The report noted that the geographical areas of greatest solar and wind resources in the United States and the greatest availability of land are generally in areas that are far from the highest population densities.
“If the U.S. is to even come close to achieving President Joe Biden’s goal of 100% zero-emissions electricity by 2035, new transmission capacity will be essential,” the report stated.
It added that investment in transmission in the United States has risen sharply over the past two decades. However, as more generation comes online in areas with the highest wind and solar resources, evidence of the need for more new transmission capacity has been mounting, too.
“The sum of the real-time shadow prices of transmission (an indicator of the impact of congestion on the grid) has totaled $141 billion so far this year in three major power markets,” according to the report. These three markets are the Electric Reliability Council of Texas, based in Austin; the Midcontinent Independent System Operator, based in Carmel, Ind.; and the Southwest Power Pool, based in Little Rock, Ark. This is almost equal to the $151 billion recorded for the whole of 2016, with almost two-thirds of 2021 yet to come.
One of the roadblocks to building new transmission capacity is difficult in the United States is the nation’s political and legal systems, which give state and local governments, as well as other public entities, the right to delay, or even block, projects.
The report noted that Biden has acknowledged the problem.
“The infrastructure and climate proposals badged as the American Jobs Plan included a new tax credit for grid investment, intended to mobilize ‘tens of billions in private capital off the sidelines—right away,’” according to the report.
Additionally, the administration launched a package including $8.25 billion of loan guarantees and low-cost financing, which is intended to help build high-voltage transmission lines. The U.S. Department of Transportation is also encouraging states to use transportation rights-of-way such as highways to route transmission lines, with the goal of speeding up the permitting process.
The report added that, in addition to building new lines, the United States can make better use of its existing capacity.
Increasingly, they are looking at “dynamic line rating,” which allows capacity to vary according to environmental conditions. For example, a light breeze of just 2 miles per hour blowing across a transmission line can increase its effective available capacity by up to 44%, according to research from the U.S. Department of Energy.
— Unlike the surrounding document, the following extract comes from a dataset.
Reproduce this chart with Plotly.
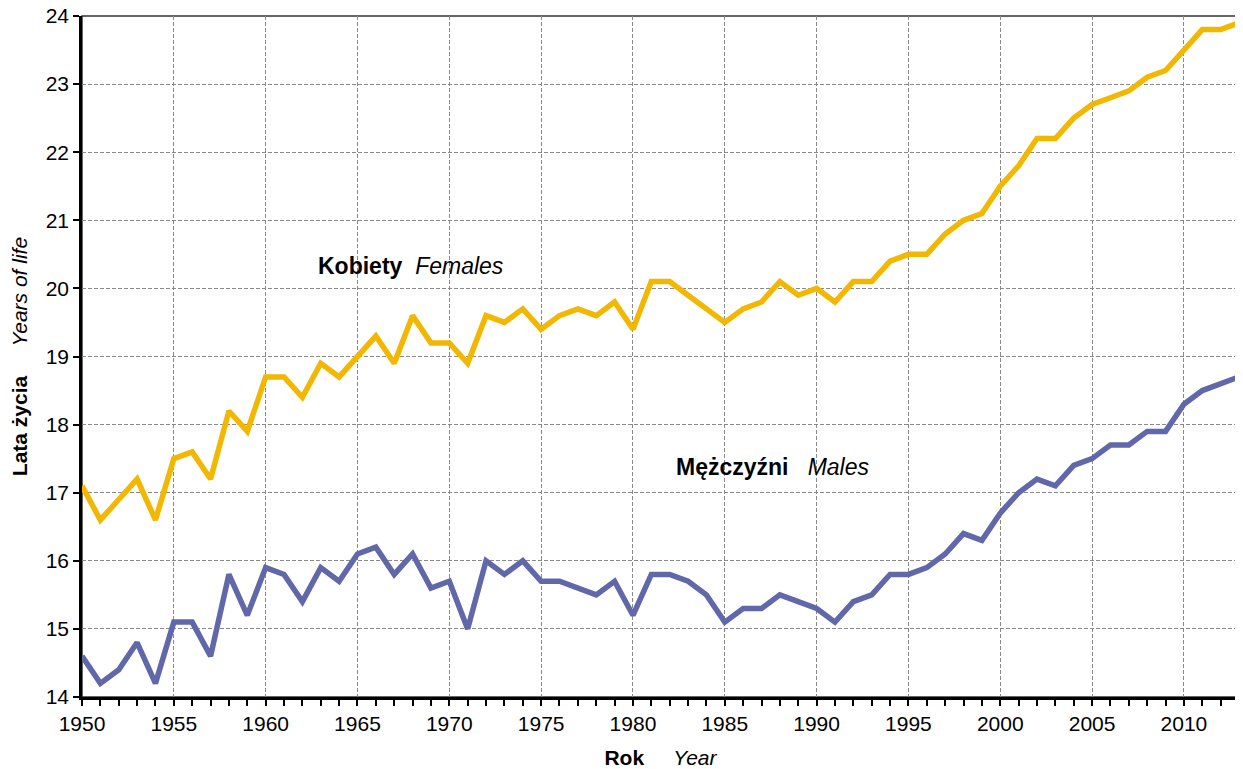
import plotly.graph_objects as go

years = list(range(1950, 2014))
females = [17.1, 16.6, 16.9, 17.2, 16.6, 17.5, 17.6, 17.2, 18.2, 17.9,
           18.7, 18.7, 18.4, 18.9, 18.7, 19.0, 19.3, 18.9, 19.6, 19.2,
           19.2, 18.9, 19.6, 19.5, 19.7, 19.4, 19.6, 19.7, 19.6, 19.8,
           19.4, 20.1, 20.1, 19.9, 19.7, 19.5, 19.7, 19.8, 20.1, 19.9,
           20.0, 19.8, 20.1, 20.1, 20.4, 20.5, 20.5, 20.8, 21.0, 21.1,
           21.5, 21.8, 22.2, 22.2, 22.5, 22.7, 22.8, 22.9, 23.1, 23.2,
           23.5, 23.8, 23.8, 23.9]
males = [14.6, 14.2, 14.4, 14.8, 14.2, 15.1, 15.1, 14.6, 15.8, 15.2,
         15.9, 15.8, 15.4, 15.9, 15.7, 16.1, 16.2, 15.8, 16.1, 15.6,
         15.7, 15.0, 16.0, 15.8, 16.0, 15.7, 15.7, 15.6, 15.5, 15.7,
         15.2, 15.8, 15.8, 15.7, 15.5, 15.1, 15.3, 15.3, 15.5, 15.4,
         15.3, 15.1, 15.4, 15.5, 15.8, 15.8, 15.9, 16.1, 16.4, 16.3,
         16.7, 17.0, 17.2, 17.1, 17.4, 17.5, 17.7, 17.7, 17.9, 17.9,
         18.3, 18.5, 18.6, 18.7]

FONT = "Liberation Sans, Arial, sans-serif"
NB = "\u00a0"

fig = go.Figure()
fig.add_trace(go.Scatter(x=years, y=females, mode="lines", name="Kobiety Females",
                         line=dict(color="#F2B700", width=5.5), cliponaxis=False))
fig.add_trace(go.Scatter(x=years, y=males, mode="lines", name="Mężczyźni Males",
                         line=dict(color="#6068AA", width=5.5), cliponaxis=False))

fig.add_annotation(x=1962.74, y=20.33, xref="x", yref="y", xanchor="left", yanchor="middle",
                   text="<b>Kobiety</b>" + NB * 2 + "<i>Females</i>", showarrow=False,
                   font=dict(family=FONT, size=23, color="black"))
fig.add_annotation(x=1982.23, y=17.38, xref="x", yref="y", xanchor="left", yanchor="middle",
                   text="<b>Mężczyźni</b>" + NB * 3 + "<i>Males</i>", showarrow=False,
                   font=dict(family=FONT, size=23, color="black"))

# top/right frame
fig.add_shape(type="rect", xref="paper", yref="paper", x0=0, y0=0, x1=1, y1=1,
              line=dict(color="#333333", width=1.5), layer="below")

fig.update_layout(
    width=1235, height=761,
    margin=dict(l=74, r=4, t=8, b=72, autoexpand=False),
    paper_bgcolor="white", plot_bgcolor="white",
    showlegend=False,
    font=dict(family=FONT, size=21, color="black"),
    xaxis=dict(
        range=[1950, 2013], tick0=1950, dtick=5,
        showgrid=True, gridcolor="#8a8a8a", griddash="4px,2px", gridwidth=1,
        showline=True, linecolor="black", linewidth=2.5,
        ticks="outside", ticklen=6, tickcolor="black", tickwidth=1.5,
        minor=dict(dtick=1, tick0=1950, ticks="outside", ticklen=6, tickcolor="black",
                   tickwidth=1.5, showgrid=False),
        tickfont=dict(family=FONT, size=21),
        ticklabeloverflow="allow",
        automargin=False,
        zeroline=False,
        title=dict(text="<b>Rok</b>" + NB * 5 + "<i>Year</i>", standoff=18,
                   font=dict(family=FONT, size=21)),
    ),
    yaxis=dict(
        range=[14, 24], dtick=1,
        showgrid=True, gridcolor="#8a8a8a", griddash="4px,2px", gridwidth=1,
        showline=True, linecolor="black", linewidth=2.5,
        ticks="outside", ticklen=6, tickcolor="black", tickwidth=1.5,
        tickfont=dict(family=FONT, size=21),
        ticklabeloverflow="allow",
        automargin=False,
        zeroline=False,
        title=dict(text="<b>Lata życia</b>" + NB * 5 + "<i>Years of life</i>", standoff=15,
                   font=dict(family=FONT, size=21)),
    ),
)

fig.write_html("out.html")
In fact, the report suggested that the case for “dynamic line rating” can be compelling. “We are talking about adding capacity at less than 5% of the cost of new lines,” said Hudson Gilmer, co-founder and CEO of Linevision Inc., a company based in Somerville, Mass., that provides systems for monitoring transmission lines.
However, he added that improvements to the existing grid should be seen as complements to, rather than substitutes for, investment in new lines. “We need both,” he said.